» **Exercise aim**: Take the lines from the beginning of the material through the line containing "from matplotlib.path import Path" and retype them exactly, leaving the pictures out.

▼

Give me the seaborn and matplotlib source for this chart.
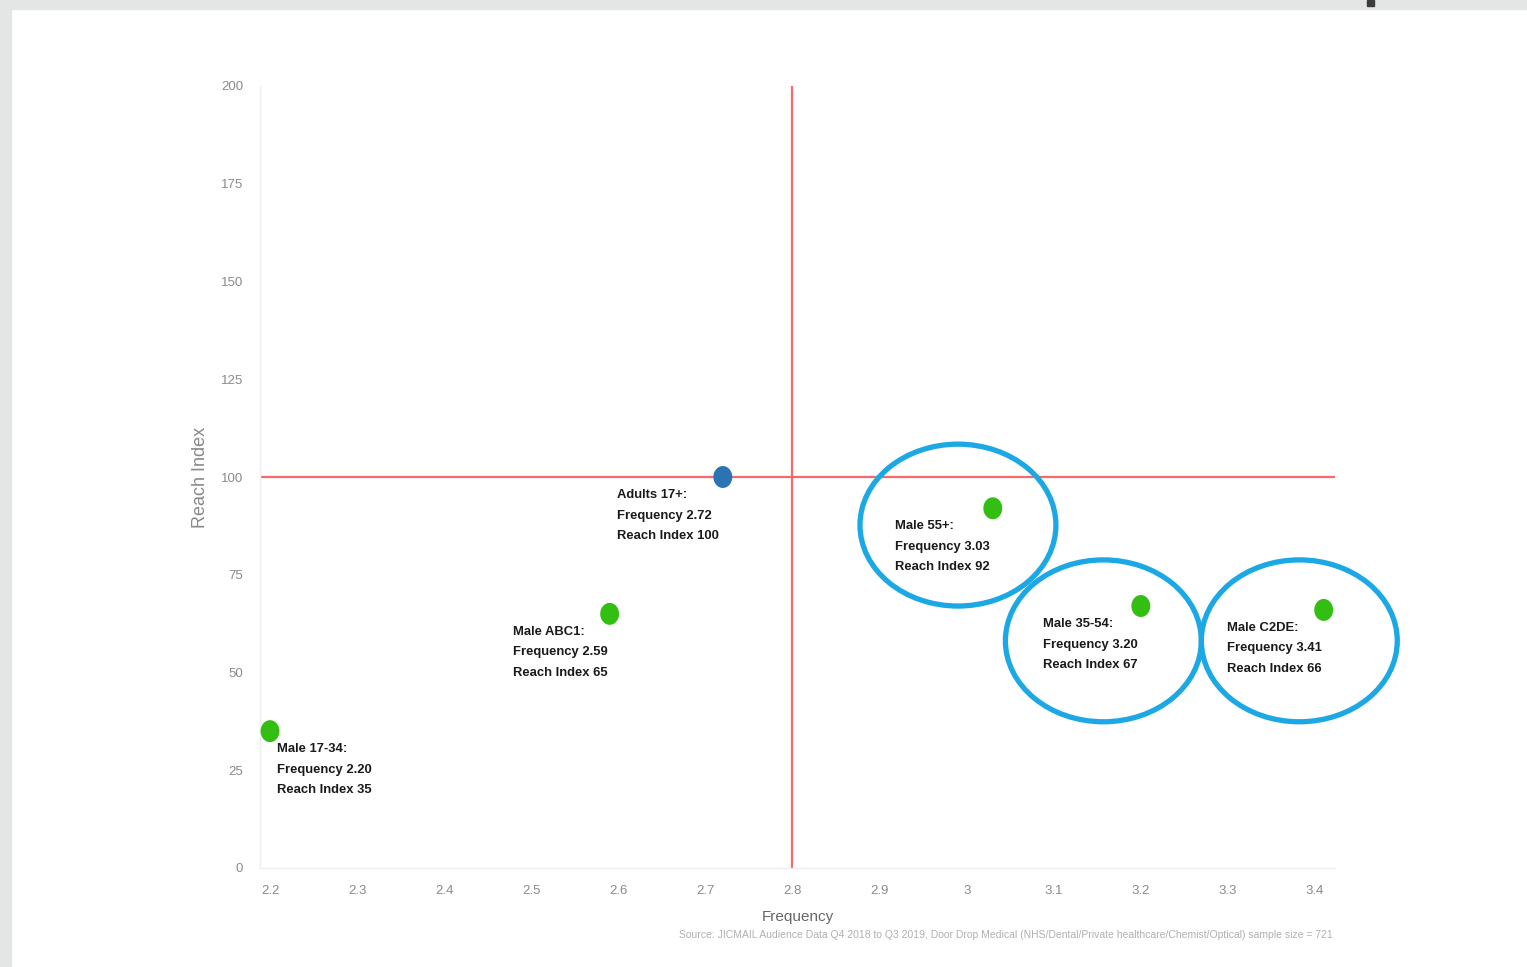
import numpy as np
import pandas as pd
import matplotlib
matplotlib.use('Agg')
import matplotlib.pyplot as plt
import seaborn as sns
from matplotlib.patches import Ellipse, Rectangle
from matplotlib.path import Path

# data
groups = ['Male 17-34', 'Male ABC1', 'Adults 17+', 'Male 55+', 'Male 35-54', 'Male C2DE']
frequency = [2.20, 2.59, 2.72, 3.03, 3.20, 3.41]
reach_index = [35, 65, 100, 92, 67, 66]
kind = ['segment', 'segment', 'base', 'segment', 'segment', 'segment']
highlighted = ['Male 55+', 'Male 35-54', 'Male C2DE']

x_ticks = [2.2, 2.3, 2.4, 2.5, 2.6, 2.7, 2.8, 2.9, 3.0, 3.1, 3.2, 3.3, 3.4]
x_tick_labels = ['2.2', '2.3', '2.4', '2.5', '2.6', '2.7', '2.8', '2.9', '3', '3.1', '3.2', '3.3', '3.4']
y_ticks = [0, 25, 50, 75, 100, 125, 150, 175, 200]

ref_frequency = 2.8
ref_reach = 100

source = ('Source: JICMAIL Audience Data Q4 2018 to Q3 2019, Door Drop Medical '
          '(NHS/Dental/Private healthcare/Chemist/Optical) sample size = 721')

df = pd.DataFrame({'group': groups, 'frequency': frequency,
                   'reach_index': reach_index, 'kind': kind})

sns.set_style('white')
plt.rcParams['font.family'] = ['Liberation Sans', 'DejaVu Sans']

W, H = 1527, 967
fig = plt.figure(figsize=(W / 100, H / 100), dpi=100)
ax = fig.add_axes([260 / W, 1 - 868 / H, 1075 / W, 782 / H])

# grey frame of the screenshot
fig.patches.append(Rectangle((0, 1 - 9 / H), 1, 9 / H, transform=fig.transFigure,
                             color='#e4e6e5', zorder=0))
fig.patches.append(Rectangle((0, 0), 11 / W, 1, transform=fig.transFigure,
                             color='#e4e6e5', zorder=0))
fig.patches.append(Rectangle((1367 / W, 1 - 6 / H), 7 / W, 6 / H, transform=fig.transFigure,
                             color='#3c3c3c', zorder=1))

ax.axhline(ref_reach, color='#f36b6b', lw=1.6, zorder=1)
ax.axvline(ref_frequency, color='#f36b6b', lw=1.6, zorder=1)

t = np.linspace(0, 2 * np.pi, 60)
dot = Path(np.column_stack([0.86 * np.cos(t), np.sin(t)]), closed=True)

sns.scatterplot(data=df, x='frequency', y='reach_index', hue='kind',
                palette={'segment': '#33bf12', 'base': '#2a74b4'},
                s=250, marker=dot, edgecolor='none', legend=False,
                ax=ax, zorder=3, clip_on=False)

# labels under each point
label_dx = [7, -97, -106, -98, -98, -97]
for g, x, y, dx in zip(groups, frequency, reach_index, label_dx):
    txt = '%s:\nFrequency %.2f\nReach Index %d' % (g, x, y)
    ax.annotate(txt, xy=(x, y), xytext=(dx, -12), textcoords='offset pixels',
                ha='left', va='top', fontsize=9.4, fontweight='bold',
                color='#1a1a1a', linespacing=1.95, zorder=4)

# blue circles around the highlighted groups
ell_dx = [-0.040, -0.043, -0.028]
ell_dy = [-4.3, -8.9, -7.9]
for g, dx, dy in zip(highlighted, ell_dx, ell_dy):
    i = groups.index(g)
    ax.add_patch(Ellipse((frequency[i] + dx, reach_index[i] + dy), width=0.225, height=41.4,
                         fill=False, ec='#1ba8e5', lw=3.8, clip_on=False, zorder=5))

ax.set_xlim(2.1885, 3.423)
ax.set_ylim(0, 200)
ax.set_xticks(x_ticks)
ax.set_xticklabels(x_tick_labels)
ax.set_yticks(y_ticks)
ax.tick_params(length=0, pad=12, labelsize=9.5, labelcolor='#8a8a8a')

for s in ['top', 'right']:
    ax.spines[s].set_visible(False)
for s in ['left', 'bottom']:
    ax.spines[s].set_color('#eeeeee')
    ax.spines[s].set_linewidth(1)

ax.set_xlabel('Frequency', fontsize=11, color='#666666')
ax.xaxis.set_label_coords(0.5, -(917 - 868) / 782)
ax.xaxis.label.set_va('center')
ax.set_ylabel('Reach Index', fontsize=13, color='#888888')
ax.yaxis.set_label_coords(-0.055, 0.5)
ax.yaxis.label.set_va('center')

fig.text(1333 / W, 1 - 935 / H, source, ha='right', va='center',
         fontsize=7.5, color='#b0b0b0')

fig.savefig('out.png', dpi=100)
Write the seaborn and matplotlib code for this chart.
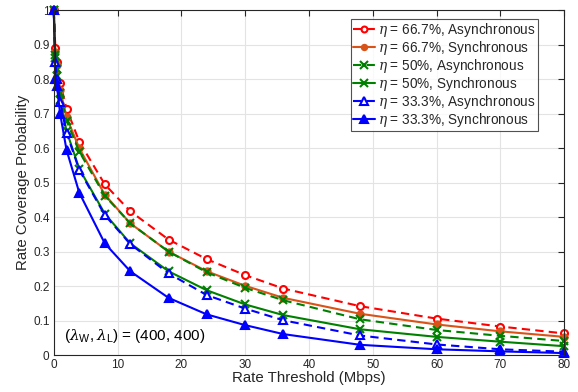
import numpy as np
import pandas as pd
import matplotlib
matplotlib.use("Agg")
import matplotlib.pyplot as plt
import seaborn as sns

# ---- data ----
rate_mbps = [0, 0.25, 0.5, 1, 2, 4, 8, 12, 18, 24, 30, 36, 48, 60, 70, 80]
eta667_async = [1, 0.89, 0.85, 0.79, 0.715, 0.619, 0.495, 0.417, 0.335, 0.278, 0.232, 0.193, 0.142, 0.106, 0.083, 0.063]
eta667_sync = [1, 0.88, 0.84, 0.77, 0.69, 0.60, 0.465, 0.382, 0.300, 0.243, 0.201, 0.166, 0.120, 0.089, 0.069, 0.053]
eta50_async = [1, 0.87, 0.83, 0.76, 0.68, 0.59, 0.462, 0.382, 0.300, 0.240, 0.195, 0.159, 0.104, 0.073, 0.056, 0.041]
eta50_sync = [1, 0.86, 0.81, 0.74, 0.65, 0.54, 0.410, 0.324, 0.243, 0.188, 0.147, 0.116, 0.075, 0.053, 0.039, 0.026]
eta333_async = [1, 0.85, 0.80, 0.735, 0.645, 0.537, 0.406, 0.322, 0.237, 0.174, 0.135, 0.101, 0.057, 0.031, 0.017, 0.010]
eta333_sync = [1, 0.80, 0.78, 0.70, 0.595, 0.471, 0.324, 0.243, 0.166, 0.118, 0.087, 0.061, 0.030, 0.017, 0.011, 0.006]

labels = [r"$\eta$ = 66.7%, Asynchronous", r"$\eta$ = 66.7%, Synchronous",
          r"$\eta$ = 50%, Asynchronous", r"$\eta$ = 50%, Synchronous",
          r"$\eta$ = 33.3%, Asynchronous", r"$\eta$ = 33.3%, Synchronous"]
series = [eta667_async, eta667_sync, eta50_async, eta50_sync, eta333_async, eta333_sync]

x_ticks = list(range(0, 81, 10))
y_ticks = [0, 0.1, 0.2, 0.3, 0.4, 0.5, 0.6, 0.7, 0.8, 0.9, 1]
y_ticklabels = ["0", "0.1", "0.2", "0.3", "0.4", "0.5", "0.6", "0.7", "0.8", "0.9", "1"]

# ---- styles ----
sns.set_style("white")
plt.rcParams['font.family'] = ['Liberation Sans', 'DejaVu Sans']
plt.rcParams['mathtext.fontset'] = 'custom'
plt.rcParams['mathtext.rm'] = 'Liberation Sans'
plt.rcParams['mathtext.it'] = 'DejaVu Serif:italic'

red = (1, 0, 0)
orange = (0.85, 0.325, 0.098)
green = (0, 0.5, 0)
blue = (0, 0, 1)
styles = [
    dict(color=red, dashes=(4, 2.5), marker='o', mfc='white', ms=5),
    dict(color=orange, dashes=None, marker='o', mfc=orange, ms=4.5),
    dict(color=green, dashes=(4, 2.5), marker='x', mfc=green, ms=6),
    dict(color=green, dashes=None, marker='x', mfc=green, ms=6),
    dict(color=blue, dashes=(4, 2.5), marker='^', mfc='white', ms=6),
    dict(color=blue, dashes=None, marker='^', mfc=blue, ms=6),
]

fig = plt.figure(figsize=(5.78, 3.92), dpi=100)
ax = fig.add_axes([0.093, 0.094, 0.883, 0.880])

for vals, lab, st in zip(series, labels, styles):
    df = pd.DataFrame({"x": rate_mbps, "y": vals})
    sns.lineplot(data=df, x="x", y="y", ax=ax, color=st['color'], label=lab,
                 marker=st['marker'], markersize=st['ms'], markerfacecolor=st['mfc'],
                 markeredgecolor=st['color'], markeredgewidth=1.5, linewidth=1.5,
                 clip_on=False)
    line = ax.get_lines()[-1]
    if st['dashes'] is not None:
        line.set_dashes(st['dashes'])

ax.set_xlim(0, 80)
ax.set_ylim(0, 1)
ax.set_xticks(x_ticks)
ax.set_yticks(y_ticks)
ax.set_yticklabels(y_ticklabels)
ax.grid(True, color='#e3e3e3', linewidth=0.8)
ax.set_axisbelow(True)
for s in ax.spines.values():
    s.set_color('#262626')
    s.set_linewidth(0.8)
    s.set_visible(True)
ax.tick_params(direction='in', length=4, width=0.8, top=True, right=True,
               labelsize=8.5, colors='#262626', pad=3)
ax.set_xlabel("Rate Threshold (Mbps)", fontsize=10.8, color='#262626', labelpad=0)
ax.set_ylabel("Rate Coverage Probability", fontsize=10.8, color='#262626', labelpad=2)

ax.text(1.6, 0.055, r"$(\lambda_{\mathrm{W}},\lambda_{\mathrm{L}})$ = (400, 400)",
        fontsize=11, color='black', va='center', ha='left')

leg = ax.legend(loc='upper right', bbox_to_anchor=(0.949, 0.974), fontsize=9.8,
                frameon=True, fancybox=False, edgecolor='#262626',
                handlelength=1.6, handletextpad=0.25, borderpad=0.15,
                labelspacing=0.0, borderaxespad=0, markerscale=0.85)
leg.get_frame().set_linewidth(0.8)

fig.savefig("out.png", dpi=100)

▲

» **Response to this exercise**:
Give me the seaborn and matplotlib source for this chart.
import numpy as np
import pandas as pd
import matplotlib
matplotlib.use('Agg')
import matplotlib.pyplot as plt
import seaborn as sns
from matplotlib.patches import Ellipse, Rectangle
from matplotlib.path import Path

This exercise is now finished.